If you think that "this time it will be different" - congrats they got into your brain, and they do not care that they have done it just 10 years prior.
With enough repetition of the same information, and the way the human memory works - it doesn't really matter.
You will help them every time by reliably assuming that someone else cared enough to check history before saying that something is "historical", "first time", "never before in millions of years of human civilization". They haven't, and it doesn't matter for their goals.
One of these times something will eventually happen. Until then PR money, clickbaits, VC money, startups.. the whole classical techno-utopian centrifuge.
Democracy + Capitalism was supposed to bring freedom to the world.. instead it bought domination, and realization, that it all comes down to who holds the power. The typical classical reality fundamentals.
Techno-utopianism was supposed to bring freedom to the world... instead it bought domination by the Big Tech, and realization that
it all comes down to who holds the power. The classical reality fundamentals.
There are a few more cases.. it's Faust all over again, that turns into kind of a half-scam along the way to attract VC money or your money, then culminates into a power grab.
"The next revolution in X"!, blah, blah.. blahblah.. blah.
"We're no better than believing in or living in a Harry Potter novel sometimes" is more like his message - but it's a fact that societies like to look at the least of all facts. After all, that might prevent the next high-yield psychotic mass scam from occurring.
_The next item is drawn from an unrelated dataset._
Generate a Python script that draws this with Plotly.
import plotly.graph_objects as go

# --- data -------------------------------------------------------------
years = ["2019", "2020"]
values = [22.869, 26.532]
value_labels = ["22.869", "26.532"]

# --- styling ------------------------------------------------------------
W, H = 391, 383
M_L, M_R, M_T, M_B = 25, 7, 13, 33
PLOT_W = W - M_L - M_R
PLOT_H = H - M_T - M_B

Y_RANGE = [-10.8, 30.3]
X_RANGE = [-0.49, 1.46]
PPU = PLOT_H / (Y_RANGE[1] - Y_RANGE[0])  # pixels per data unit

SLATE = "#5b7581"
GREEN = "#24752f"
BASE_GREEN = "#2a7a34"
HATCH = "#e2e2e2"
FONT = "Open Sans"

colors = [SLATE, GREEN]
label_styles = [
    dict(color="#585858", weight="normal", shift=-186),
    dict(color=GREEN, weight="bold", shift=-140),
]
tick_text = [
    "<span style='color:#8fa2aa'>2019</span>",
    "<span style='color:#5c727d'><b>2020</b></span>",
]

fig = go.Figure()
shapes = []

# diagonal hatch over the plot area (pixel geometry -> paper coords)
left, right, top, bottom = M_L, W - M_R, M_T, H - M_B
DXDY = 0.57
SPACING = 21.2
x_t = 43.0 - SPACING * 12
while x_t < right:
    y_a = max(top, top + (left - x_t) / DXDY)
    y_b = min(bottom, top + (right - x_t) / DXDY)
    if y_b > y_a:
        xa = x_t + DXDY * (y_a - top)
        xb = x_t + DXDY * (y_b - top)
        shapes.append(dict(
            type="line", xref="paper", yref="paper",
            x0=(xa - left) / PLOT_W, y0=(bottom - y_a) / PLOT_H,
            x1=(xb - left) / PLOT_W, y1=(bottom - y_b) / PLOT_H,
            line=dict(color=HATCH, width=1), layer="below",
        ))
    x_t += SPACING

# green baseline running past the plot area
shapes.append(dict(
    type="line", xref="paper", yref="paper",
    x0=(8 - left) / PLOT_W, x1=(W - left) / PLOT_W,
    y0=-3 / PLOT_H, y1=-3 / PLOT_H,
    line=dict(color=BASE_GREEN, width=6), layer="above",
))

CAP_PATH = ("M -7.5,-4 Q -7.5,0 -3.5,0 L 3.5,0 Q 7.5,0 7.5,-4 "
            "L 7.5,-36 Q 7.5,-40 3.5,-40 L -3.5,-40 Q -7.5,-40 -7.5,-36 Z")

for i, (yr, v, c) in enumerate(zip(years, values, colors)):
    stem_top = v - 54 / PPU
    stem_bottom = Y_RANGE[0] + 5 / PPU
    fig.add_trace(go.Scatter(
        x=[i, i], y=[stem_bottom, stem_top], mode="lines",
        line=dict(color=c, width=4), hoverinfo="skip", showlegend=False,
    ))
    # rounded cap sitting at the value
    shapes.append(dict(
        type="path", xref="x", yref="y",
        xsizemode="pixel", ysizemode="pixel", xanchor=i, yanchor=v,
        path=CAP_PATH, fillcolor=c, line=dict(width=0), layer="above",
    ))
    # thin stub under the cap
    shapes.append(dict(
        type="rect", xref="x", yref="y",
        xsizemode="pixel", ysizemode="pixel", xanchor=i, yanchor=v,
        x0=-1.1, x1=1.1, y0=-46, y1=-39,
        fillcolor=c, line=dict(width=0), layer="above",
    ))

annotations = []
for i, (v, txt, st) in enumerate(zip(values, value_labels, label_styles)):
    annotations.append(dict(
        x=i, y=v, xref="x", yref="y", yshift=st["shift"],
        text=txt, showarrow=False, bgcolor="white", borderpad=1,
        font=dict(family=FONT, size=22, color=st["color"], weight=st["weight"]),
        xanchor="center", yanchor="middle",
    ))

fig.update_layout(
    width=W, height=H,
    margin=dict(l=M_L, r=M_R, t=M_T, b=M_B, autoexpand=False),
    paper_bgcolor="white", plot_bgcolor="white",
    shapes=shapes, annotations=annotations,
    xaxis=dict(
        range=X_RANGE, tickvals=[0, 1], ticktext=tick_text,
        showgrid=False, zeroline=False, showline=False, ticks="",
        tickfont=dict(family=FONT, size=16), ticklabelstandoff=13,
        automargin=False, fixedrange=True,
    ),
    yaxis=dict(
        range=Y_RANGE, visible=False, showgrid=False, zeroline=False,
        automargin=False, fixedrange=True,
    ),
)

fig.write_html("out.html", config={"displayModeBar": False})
I don't know - I'm not a westerner, so perhaps it's "normal" for high IQ individuals to create or mis-use abstract mini-ideologies, mini-religions really, dress them as a New world, a Revolution really, to exploit individuals like workhorses over the span of many decades, until they realize that this was an illusion.
Btw we can't spin it like "Ooh, but if it wasn't for this silliness, we wouldn't have computers or the internet now". I disagree. You can't know that. Perhaps the ideology wasn't needed at all for technological development. Maybe it made for inspiration here and there, but that's it.
So.. I don't think that "try again" is his message at all. Watch more of his documentaries and it will become clear.
I see a lot of complaints about the dominance of big tech etc., but can you honestly say you’re less free in 2021 than in 2001? I’d say there’s a few things that could be done better but technology has really elevated all our lives. I think the biggest problem is the people that are left behind or don’t know how to use it all properly rather than the technology itself ... and at root these are sociopolitical ... and we’ve always had those problems but at least now we have many many good (as well as bad) platforms to discuss this stuff and promote change. And yes I do realise that some of this “discussion” is counterproductive at least recently but I think it’s important that these things get aired rather than fester, and the decision to dismiss these people from popular discussion is also a sociopolitical failure. Hopefully we are seeing the beginnings of a more unified approach in the last few weeks.
Techno utopianism can't really work under capitalism, because the machines will always be owned by a fraction of people who use them to enrich themselves.
>Democracy + Capitalism was supposed to bring freedom to the world.. instead it bought domination
I would say
Democracy + Capitalism was supposed to bring freedom to the world.. instead it was used to bring domination.
I don't think it had to happen that way because of some endemic property of Democracy and Capitalism. The same goes for other ideologies as well. And who is to say they were used to bring more domination than any other timeline which used other ideological frameworks?
The funny thing is that as long as you render any kind of services on any level, they are inevitably to society, you're already benefitting it. Society has exploited your skill, and you have benefitted its members with your services, and for that you get paid.
Nobody owes "society" past that point, but it's extremely profitable in the West, specifically, to double tax people with guilt trips into having artificial indebtedness to "society".